Simplified procedures for small estates?

October 13, 2014 Hull & Hull LLP Estate Planning, Executors and Trustees, General Interest 0 Comments

When a person dies in Ontario and leaves a Will, his or her named Estate Trustees often need to obtain a Certificate of Appointment of Estate Trustee (previously known as “probate”) in order to deal with the Estate’s assets.

The Certificate serves as:

  • proof of the deceased’s death;
  • authentication of the propounded Will as the deceased’s last Will (important as a later Will revokes an earlier one); and
  • proof of the authority of the named Estate Trustees to act in accordance with the terms of the Will.

Third parties (like banks, investment institutions and persons buying the deceased’s real or personal property from the Estate Trustees) will often require that the Estate Trustees obtain a Certificate.  The Certificate provides comfort to these third parties and protects them from liability, as it effectively certifies the person(s) with whom they are dealing are authorized to deal with the assets.

The application for a Certificate is made by the Estate Trustee(s) to the Superior Court. When this application is made, a fee (often referred to as a ‘probate fee” or the “estate administration tax”) is payable to the Court.
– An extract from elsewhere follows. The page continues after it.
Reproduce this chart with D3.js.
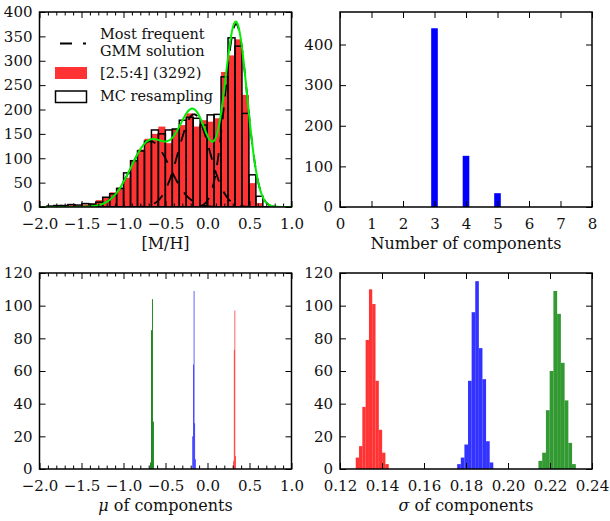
<!DOCTYPE html>
<html>
<head>
<meta charset="utf-8">
<script src="https://cdnjs.cloudflare.com/ajax/libs/d3/7.8.5/d3.min.js"></script>
<style>
body { margin: 0; background: #fff; }
svg text { font-family: "DejaVu Serif", serif; fill: #111; }
</style>
</head>
<body>
<svg width="610" height="521"></svg>
<script>
// ---- data ----
const nStars = 3292;
const mhBinStart = -1.994, mhBinWidth = 0.0829;
// [2.5:4] sample, red filled histogram
const mhCounts = [1, 2, 0, 3, 4, 3, 5, 7, 14, 20, 30, 40, 60, 95, 118, 140,
                  150, 165, 131, 160, 168, 192, 165, 178, 175, 182, 277, 311, 344, 230, 49, 8];
// MC resampling, black outlined histogram
const mcCounts = [0, 2, 3, 3, 5, 4, 7, 6, 10, 20, 27, 38, 70, 95, 115, 135,
                  158, 150, 158, 160, 178, 184, 182, 168, 189, 190, 267, 347, 330, 192, 66, 22];
// most frequent GMM solution (3 components)
const gmmMu = [-0.68, -0.16, 0.34];
const gmmSigma = [0.23, 0.185, 0.132];
const gmmWeight = [0.285, 0.323, 0.455];

// number of components
const nComp = [3, 4, 5];
const nCompCounts = [440, 126, 34];

// mu of components
const muStart = [-0.684, -0.180, 0.306];
const muWidth = [0.0115, 0.008, 0.008];
const muCounts = [
  [4, 85, 104, 29],
  [20, 64, 109, 28, 6],
  [5, 73, 97, 8]
];
const muColors = ['#007800', '#0000ff', '#ff0000'];

// sigma of components (10 bins each)
const sigStart = [0.1275, 0.1758, 0.2145];
const sigWidth = [0.00157, 0.00172, 0.00178];
const sigCounts = [
  [7, 14, 38, 79, 110, 101, 54, 24, 10, 3],
  [3, 7, 15, 54, 96, 115, 74, 55, 17, 4],
  [5, 10, 36, 60, 109, 95, 65, 42, 16, 3]
];
const sigColors = ['#ff0000', '#0000ff', '#008000'];

// ---- layout ----
const svg = d3.select('svg');
const W = 252;
let clipN = 0;

function panel(x0, y0, h, xDom, yDom) {
  const g = svg.append('g').attr('transform', 'translate(' + x0 + ',' + y0 + ')');
  const x = d3.scaleLinear().domain(xDom).range([0, W]);
  const y = d3.scaleLinear().domain(yDom).range([h, 0]);
  const id = 'clip' + (clipN++);
  g.append('clipPath').attr('id', id).append('rect').attr('width', W).attr('height', h);
  const plot = g.append('g').attr('clip-path', 'url(#' + id + ')');
  return { g: g, plot: plot, x: x, y: y, h: h };
}

function styleAxis(sel) {
  sel.attr('font-size', 15).attr('font-family', '"DejaVu Serif", serif').attr('color', '#000');
  sel.select('.domain').remove();
}

function axes(p, xTicks, xMinor, xFmt, yTicks, yFmt, label) {
  const g = p.g, x = p.x, y = p.y, h = p.h;
  g.append('g').attr('transform', 'translate(0,' + h + ')')
    .call(d3.axisBottom(x).tickValues(xTicks).tickFormat(xFmt).tickSize(-6).tickPadding(11)).call(styleAxis);
  g.append('g').call(d3.axisTop(x).tickValues(xTicks).tickFormat('').tickSize(-6)).call(styleAxis);
  if (xMinor) {
    g.append('g').attr('transform', 'translate(0,' + h + ')')
      .call(d3.axisBottom(x).tickValues(xMinor).tickFormat('').tickSize(-3.5)).call(styleAxis);
    g.append('g').call(d3.axisTop(x).tickValues(xMinor).tickFormat('').tickSize(-3.5)).call(styleAxis);
  }
  g.append('g').call(d3.axisLeft(y).tickValues(yTicks).tickFormat(yFmt).tickSize(-6).tickPadding(7)).call(styleAxis);
  g.append('g').attr('transform', 'translate(' + W + ',0)')
    .call(d3.axisRight(y).tickValues(yTicks).tickFormat('').tickSize(-6)).call(styleAxis);
  g.selectAll('.tick text').style('fill', '#111');
  g.append('rect').attr('width', W).attr('height', h)
    .attr('fill', 'none').attr('stroke', '#000').attr('stroke-width', 1.5);
  const t = g.append('text').attr('x', W / 2).attr('y', h + 42)
    .attr('text-anchor', 'middle').attr('font-size', 16);
  label(t);
}

const fmt1 = d3.format('.1f');
const mhMajor = d3.range(-2, 1.001, 0.5);
const mhMinor = d3.range(-20, 11).map(d => d / 10).filter(d => Math.abs(d * 2 - Math.round(d * 2)) > 1e-6);

// ---- top left: [M/H] ----
const p1 = panel(39.5, 12, 195, [-2, 1], [0, 400]);
const bins = mhCounts.map((c, i) => ({ x0: mhBinStart + i * mhBinWidth, x1: mhBinStart + (i + 1) * mhBinWidth, red: c, mc: mcCounts[i] }));

p1.plot.selectAll('.red').data(bins).enter().append('rect')
  .attr('x', d => p1.x(d.x0)).attr('width', d => p1.x(d.x1) - p1.x(d.x0))
  .attr('y', d => p1.y(d.red)).attr('height', d => p1.y(0) - p1.y(d.red))
  .attr('fill', '#ff0000').attr('fill-opacity', 0.8);

p1.plot.selectAll('.mc').data(bins).enter().append('rect')
  .attr('x', d => p1.x(d.x0)).attr('width', d => p1.x(d.x1) - p1.x(d.x0))
  .attr('y', d => p1.y(d.mc)).attr('height', d => p1.y(0) - p1.y(d.mc))
  .attr('fill', 'none').attr('stroke', '#000').attr('stroke-width', 1.5);

const xs = d3.range(-2, 1.0001, 0.005);
function comp(k, v) {
  const z = (v - gmmMu[k]) / gmmSigma[k];
  return nStars * mhBinWidth * gmmWeight[k] * Math.exp(-0.5 * z * z) / (gmmSigma[k] * Math.sqrt(2 * Math.PI));
}
const line = d3.line().x(d => p1.x(d[0])).y(d => p1.y(d[1]));
gmmMu.forEach((m, k) => {
  p1.plot.append('path').datum(xs.map(v => [v, comp(k, v)]))
    .attr('d', line).attr('fill', 'none').attr('stroke', '#000')
    .attr('stroke-width', 1.8).attr('stroke-dasharray', '12,11');
});
p1.plot.append('path').datum(xs.map(v => [v, d3.sum(gmmMu, (m, k) => comp(k, v))]))
  .attr('d', line).attr('fill', 'none').attr('stroke', '#00ee00').attr('stroke-width', 2);

// legend
const lg = p1.g.append('g').attr('font-size', 14.5);
lg.append('line').attr('x1', 20.5).attr('x2', 46.5).attr('y1', 31.5).attr('y2', 31.5)
  .attr('stroke', '#000').attr('stroke-width', 1.8).attr('stroke-dasharray', '12,11');
lg.append('text').attr('x', 60.5).attr('y', 27).text('Most frequent');
lg.append('text').attr('x', 60.5).attr('y', 44).text('GMM solution');
lg.append('rect').attr('x', 15.5).attr('y', 55).attr('width', 32).attr('height', 12)
  .attr('fill', '#ff0000').attr('fill-opacity', 0.8);
lg.append('text').attr('x', 60.5).attr('y', 66).text('[2.5:4] (3292)');
lg.append('rect').attr('x', 16).attr('y', 79).attr('width', 31).attr('height', 11.5)
  .attr('fill', '#fff').attr('stroke', '#000').attr('stroke-width', 1.5);
lg.append('text').attr('x', 60.5).attr('y', 89).text('MC resampling');

axes(p1, mhMajor, mhMinor, fmt1, d3.range(0, 401, 50), d3.format('d'), t => t.text('[M/H]'));

// ---- top right: number of components ----
const p2 = panel(340, 12, 195, [0, 8], [0, 480]);
p2.plot.selectAll('rect.b').data(nComp).enter().append('rect')
  .attr('x', d => p2.x(d - 0.105)).attr('width', p2.x(0.21) - p2.x(0))
  .attr('y', (d, i) => p2.y(nCompCounts[i])).attr('height', (d, i) => p2.y(0) - p2.y(nCompCounts[i]))
  .attr('fill', '#0000ff');
axes(p2, d3.range(0, 9), null, d3.format('d'), d3.range(0, 401, 100), d3.format('d'), t => t.text('Number of components'));

// ---- bottom left: mu ----
const p3 = panel(39.5, 273, 196, [-2, 1], [0, 120]);
muCounts.forEach((cs, k) => {
  p3.plot.selectAll('rect.m' + k).data(cs).enter().append('rect')
    .attr('x', (c, i) => p3.x(muStart[k] + i * muWidth[k]))
    .attr('width', p3.x(muWidth[k]) - p3.x(0))
    .attr('y', c => p3.y(c)).attr('height', c => p3.y(0) - p3.y(c))
    .attr('fill', muColors[k]).attr('fill-opacity', 0.9);
});
axes(p3, mhMajor, mhMinor, fmt1, d3.range(0, 121, 20), d3.format('d'), t => {
  t.append('tspan').attr('font-style', 'italic').text('μ');
  t.append('tspan').text(' of components');
});

// ---- bottom right: sigma ----
const p4 = panel(340, 273, 196, [0.12, 0.24], [0, 120]);
sigCounts.forEach((cs, k) => {
  p4.plot.selectAll('rect.s' + k).data(cs).enter().append('rect')
    .attr('x', (c, i) => p4.x(sigStart[k] + i * sigWidth[k]))
    .attr('width', p4.x(0.12 + sigWidth[k]) - p4.x(0.12))
    .attr('y', c => p4.y(c)).attr('height', c => p4.y(0) - p4.y(c))
    .attr('fill', sigColors[k]).attr('fill-opacity', 0.8);
});
axes(p4, d3.range(0.12, 0.2401, 0.02), null, d3.format('.2f'), d3.range(0, 121, 20), d3.format('d'), t => {
  t.append('tspan').attr('font-style', 'italic').text('σ');
  t.append('tspan').text(' of components');
});
</script>
</body>
</html>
Ontario has the highest probate fees of all the Canadian provinces, starting at $5 per $1,000 for the first $50,000 of the estate assets and $15 per $1,000 thereafter.
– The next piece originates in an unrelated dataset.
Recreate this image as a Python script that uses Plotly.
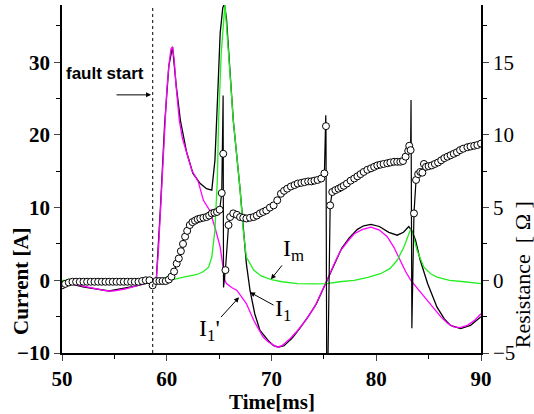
import plotly.graph_objects as go

# ---------------- data ----------------
# I1' (magenta), current [A]
t_i1p = [50.0, 51.0, 52.0, 53.0, 54.0, 54.5, 55.0, 56.0, 57.0, 58.0, 58.7, 59.0, 59.2, 59.4, 59.6,
         59.8, 60.0, 60.2, 60.4, 60.55, 60.7, 60.9, 61.2, 61.5, 61.9, 62.4, 63.0, 63.5, 64.1, 64.6,
         65.1, 65.55, 65.7, 66.2, 66.7, 67.1, 67.6, 68.3, 69.2, 69.7, 70.2, 70.55, 71.0, 71.8, 72.5,
         73.3, 74.1, 74.7, 75.3, 76.0, 76.6, 77.3, 77.9, 78.7, 79.5, 80.3, 81.05, 81.7, 82.3, 82.8,
         83.3, 84.0, 84.6, 85.4, 86.15, 86.8, 87.4, 88.0, 88.7, 89.4, 90.0]
i1p = [-0.2, -0.5, -0.9, -1.2, -1.4, -1.47, -1.45, -1.2, -0.8, -0.45, -0.2, 0.0, 4.0, 10.0, 16.0,
       21.5, 26.0, 29.5, 31.8, 32.1, 30.5, 26.6, 22.0, 19.5, 17.4, 15.1, 13.6, 11.0, 9.6, 7.3,
       4.6, 0.0, -0.45, -1.0, -1.4, -2.2, -3.2, -5.5, -7.8, -8.5, -8.9, -9.2, -9.0, -8.0, -6.9,
       -5.4, -3.7, -1.9, 0.0, 2.3, 4.1, 5.4, 6.4, 7.0, 7.3, 6.9, 6.0, 4.5, 2.75, 1.2,
       0.0, -1.2, -2.3, -3.7, -5.0, -5.9, -6.4, -6.5, -6.2, -5.5, -4.6]

# I1 (black), current [A]
t_i1 = [50.0, 52.0, 54.5, 57.0, 58.7, 59.0, 59.4, 59.8, 60.2, 60.55, 60.9, 61.3, 61.9, 62.5, 63.2,
        63.8, 64.3, 64.6, 64.85, 65.1, 65.35, 65.5, 65.7, 65.95, 66.35, 67.0, 67.3, 67.6, 67.95, 68.4,
        68.9, 69.7, 70.2, 70.7, 71.2, 72.0, 72.7, 73.5, 74.3, 75.3, 76.0, 76.7, 77.4, 78.2, 78.8,
        79.5, 80.3, 81.2, 82.0, 82.6, 83.1, 83.4, 83.75, 84.2, 84.9, 85.8, 86.5, 87.1, 88.05, 89.0,
        90.0]
i1 = [-0.2, -0.9, -1.47, -0.8, -0.2, 0.0, 10.0, 21.5, 29.5, 32.1, 26.8, 22.0, 17.6, 14.7, 13.3,
      12.6, 12.4, 16.5, 25.0, 34.0, 37.5, 38.0, 36.0, 31.0, 22.0, 12.5, 7.0, 2.3, -1.4, -4.6,
      -6.9, -8.3, -9.0, -9.2, -9.0, -7.9, -6.6, -5.0, -3.2, 0.0, 2.4, 4.4, 5.8, 7.0, 7.5,
      7.7, 7.4, 6.6, 6.2, 6.6, 7.4, 6.8, 5.5, 2.75, -0.45, -3.7, -5.3, -6.2, -6.65, -6.2,
      -5.0]

# Im (green), current [A]
t_im = [50.0, 55.0, 59.0, 60.6, 61.5, 62.3, 62.9, 63.5, 64.0, 64.3, 64.6, 64.83, 64.95, 65.2, 65.45,
        65.55, 65.9, 66.35, 67.0, 67.3, 67.6, 68.3, 69.0, 70.0, 71.0, 72.5, 74.0, 75.3, 76.5, 77.9,
        79.2, 80.4, 81.3, 82.0, 82.65, 83.0, 83.3, 83.55, 83.9, 84.55, 85.2, 85.8, 87.0, 88.4, 90.0]
im = [0.0, 0.0, 0.0, 0.1, 0.4, 0.6, 0.8, 1.2, 1.8, 3.2, 6.9, 13.8, 22.0, 31.2, 36.5,
      37.9, 31.2, 22.0, 12.5, 6.9, 3.2, 1.4, 0.6, 0.1, -0.2, -0.45, -0.5, -0.45, -0.2, 0.0,
      0.4, 0.9, 1.6, 2.75, 4.6, 6.0, 7.1, 6.0, 4.1, 1.8, 0.9, 0.45, 0.0, -0.2, -0.45]

# Resistance [Ohm] sample points (open circles)
t_res = [50.0, 50.3, 50.65, 51.0, 51.35, 51.7, 52.05, 52.4, 52.75, 53.1, 53.45, 53.8, 54.15, 54.5, 54.85,
         55.2, 55.55, 55.9, 56.25, 56.6, 56.95, 57.3, 57.65, 58.0, 58.35, 58.65, 59.0, 59.3, 59.6, 59.9,
         60.2, 60.45, 60.7, 60.95, 61.15, 61.35, 61.55, 61.75, 61.95, 62.2, 62.45, 62.7, 62.95, 63.2, 63.5,
         63.8, 64.05, 64.3, 64.55, 64.8, 65.05, 65.25, 65.39, 65.6, 65.9, 66.05, 66.35, 66.7, 67.0, 67.3,
         67.6, 67.95, 68.3, 68.6, 68.9, 69.2, 69.5, 69.85, 70.2, 70.55, 70.9, 71.2, 71.5, 71.85, 72.2,
         72.5, 72.85, 73.15, 73.5, 73.8, 74.1, 74.4, 74.75, 75.05, 75.2, 75.6, 75.8, 76.1, 76.4, 76.65,
         76.9, 77.2, 77.55, 77.9, 78.2, 78.5, 78.8, 79.15, 79.5, 79.8, 80.1, 80.4, 80.7, 81.05, 81.35,
         81.7, 82.0, 82.3, 82.55, 82.8, 83.05, 83.15, 83.28, 83.6, 83.8, 84.0, 84.2, 84.4, 84.55, 84.75,
         85.0, 85.3, 85.6, 85.9, 86.2, 86.5, 86.8, 87.1, 87.4, 87.7, 88.0, 88.3, 88.7, 89.0, 89.35,
         89.65, 90.0]
res = [-0.35, -0.25, -0.15, -0.1, -0.1, -0.1, -0.1, -0.1, -0.1, -0.1, -0.1, -0.1, -0.1, -0.1, -0.1,
       -0.1, -0.1, -0.1, -0.1, -0.1, -0.1, -0.1, -0.05, 0.0, 0.0, -0.35, -0.05, -0.05, -0.05, -0.05,
       0.05, 0.25, 0.6, 1.15, 1.5, 2.0, 2.5, 3.0, 3.4, 3.8, 4.0, 4.1, 4.2, 4.25, 4.3,
       4.35, 4.45, 4.6, 4.65, 4.7, 4.85, 6.0, 8.7, 0.7, 3.8, 4.35, 4.6, 4.5, 4.35, 4.3,
       4.25, 4.3, 4.35, 4.45, 4.6, 4.7, 4.8, 5.0, 5.15, 5.5, 5.95, 6.15, 6.3, 6.45, 6.55,
       6.65, 6.7, 6.75, 6.8, 6.8, 6.85, 6.9, 7.0, 7.35, 10.6, 5.15, 6.07, 6.2, 6.3, 6.4,
       6.5, 6.65, 6.85, 7.0, 7.15, 7.3, 7.45, 7.6, 7.7, 7.8, 7.9, 7.95, 8.0, 8.05, 8.1,
       8.15, 8.15, 8.15, 8.2, 8.5, 8.9, 9.25, 8.95, 4.6, 6.9, 7.3, 7.45, 7.4, 8.0, 7.8,
       7.85, 7.9, 8.0, 8.1, 8.25, 8.4, 8.5, 8.6, 8.7, 8.8, 8.95, 9.05, 9.15, 9.2, 9.25,
       9.3, 9.4]

# Resistance spike extremes (line only)
t_spike = [65.38, 65.42, 75.18, 75.27, 75.38, 83.32, 83.4]
spike = [12.7, -0.5, 11.35, -6.0, -6.0, 12.4, -3.3]

fault_time = 58.66

# ---------------- figure ----------------
res_line = sorted(zip(t_res + t_spike, res + spike))
t_res_line = [p[0] for p in res_line]
res_line_v = [p[1] for p in res_line]

fig = go.Figure()
fig.add_trace(go.Scatter(x=t_i1, y=i1, mode="lines", line=dict(color="black", width=1.3),
                         name="I1", showlegend=False))
fig.add_trace(go.Scatter(x=t_i1p, y=i1p, mode="lines", line=dict(color="#ff00ff", width=1.3),
                         name="I1'", showlegend=False))
fig.add_trace(go.Scatter(x=t_im, y=im, mode="lines", line=dict(color="#22ee22", width=1.3),
                         name="Im", showlegend=False))
fig.add_trace(go.Scatter(x=t_res_line, y=res_line_v, mode="lines", yaxis="y2",
                         line=dict(color="black", width=1.2), showlegend=False))
fig.add_trace(go.Scatter(x=t_res, y=res, mode="markers", yaxis="y2",
                         marker=dict(symbol="circle", size=7, color="white",
                                     line=dict(color="black", width=1)),
                         showlegend=False))

serif = "Liberation Serif, Times New Roman, serif"
fig.update_layout(
    width=534, height=414,
    margin=dict(l=62, r=53, t=5, b=61),
    paper_bgcolor="white", plot_bgcolor="white",
    xaxis=dict(range=[50, 90], tick0=50, dtick=10, ticks="outside", ticklen=6, tickwidth=1.2,
               showline=True, linecolor="black", linewidth=1.5, showgrid=False, zeroline=False,
               tickfont=dict(family=serif, size=21, color="black", weight="bold"),
               minor=dict(ticks="outside", ticklen=4, dtick=5, tickcolor="black")),
    yaxis=dict(range=[-10, 37.86], tick0=0, dtick=10, ticks="outside", ticklen=6, tickwidth=1.2,
               showline=True, linecolor="black", linewidth=1.5, showgrid=False, zeroline=False,
               tickfont=dict(family=serif, size=21, color="black", weight="bold"),
               minor=dict(ticks="outside", ticklen=4, dtick=5, tickcolor="black")),
    yaxis2=dict(range=[-5, 18.93], tick0=0, dtick=5, ticks="outside", ticklen=6, tickwidth=1.2,
                overlaying="y", side="right", anchor="x",
                showline=True, linecolor="black", linewidth=1.5, showgrid=False, zeroline=False,
                tickfont=dict(family=serif, size=21, color="black"),
                minor=dict(ticks="outside", ticklen=4, dtick=2.5, tickcolor="black")),
    shapes=[dict(type="line", xref="x", yref="paper", x0=fault_time, x1=fault_time, y0=0, y1=1,
                 line=dict(color="black", width=1, dash="dot"))],
)

ann = []
# axis titles
ann.append(dict(text="Time[ms]", xref="paper", yref="paper", x=0.5, y=-0.1, xanchor="center",
                yanchor="top", showarrow=False,
                font=dict(family=serif, size=21, color="black", weight="bold")))
ann.append(dict(text="Current [A]", xref="paper", x=-0.098, xanchor="center",
                yref="y", y=-0.1, yanchor="middle", textangle=-90, showarrow=False,
                font=dict(family=serif, size=21, color="black", weight="bold")))
ann.append(dict(text="Resistance  [ Ω ]", xref="paper", x=1.098, xanchor="center",
                yref="y", y=0.7, yanchor="middle", textangle=-90, showarrow=False,
                font=dict(family=serif, size=22, color="black")))
# fault start
ann.append(dict(text="<b>fault start</b>", x=54.15, y=28.5, xref="x", yref="y", showarrow=False,
                font=dict(family="Liberation Sans Narrow, Liberation Sans, Arial, sans-serif",
                          size=17, color="black")))
ann.append(dict(text="", x=58.5, y=25.5, xref="x", yref="y", ax=-36, ay=0, showarrow=True,
                arrowhead=2, arrowsize=1, arrowwidth=1, arrowcolor="black"))
# curve labels with arrows
lab_font = dict(family=serif, size=24, color="black")
ann.append(dict(text="I<sub>m</sub>", x=69.95, y=0.14, xref="x", yref="y", ax=23, ay=-29,
                showarrow=True, arrowhead=2, arrowsize=1, arrowwidth=1, arrowcolor="black",
                font=lab_font))
ann.append(dict(text="I<sub>1</sub>", x=67.95, y=-1.65, xref="x", yref="y", ax=33, ay=18,
                showarrow=True, arrowhead=2, arrowsize=1, arrowwidth=1, arrowcolor="black",
                font=lab_font))
ann.append(dict(text="I<sub>1</sub>'", x=66.9, y=-2.34, xref="x", yref="y", ax=-30, ay=33,
                showarrow=True, arrowhead=2, arrowsize=1, arrowwidth=1, arrowcolor="black",
                font=lab_font))
fig.update_layout(annotations=ann)

fig.write_html("out.html", config={"displayModeBar": False},
               post_script="document.body.style.margin='0';")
Where the value of an estate is relatively small, the cost of obtaining the Certificate is often perceived as prohibitively expensive.  As a result, the Estate Trustees of these small estates often administer the assets without the protection of probate and, in some cases, choose not to administer the estate at all and abandon the assets altogether.

The Law Commission of Ontario (“LCO”) is actively considering whether a simplified procedure for small estates would make sense for Ontario and recently released a Consultation Paper on the issue. The Paper describes Ontario’s existing probate process and compares it to the specialized small estate processes currently being applied in other jurisdictions.

The release of this Consultation Paper, has initiated the public consultation process.  The LCO is currently accepting submissions from the public, including estate representatives, beneficiaries, creditors, financial institutions, policy makers, estate lawyers and anyone else who has been or is involved with Ontario’s probate system. Submissions can be made, formally and informally, until December 11, 2014.

In addition, the LCO has also released a short Questionnaire for Ontarians who have administered what they consider small estates and wish to be involved, but who may not wish to make a formal submission.

With the benefit of this consultation process, the LCO will prepare a final report with recommendations on whether a simplified process would facilitate the administration of small estates in Ontario and, if so, the suggested design for that process.  The LCO will benefit from the responses of the professions and others who have had direct experience with small estates in Ontario.  The submissions are important to the success of the project and we encourage you to share your experience and views with the LCO.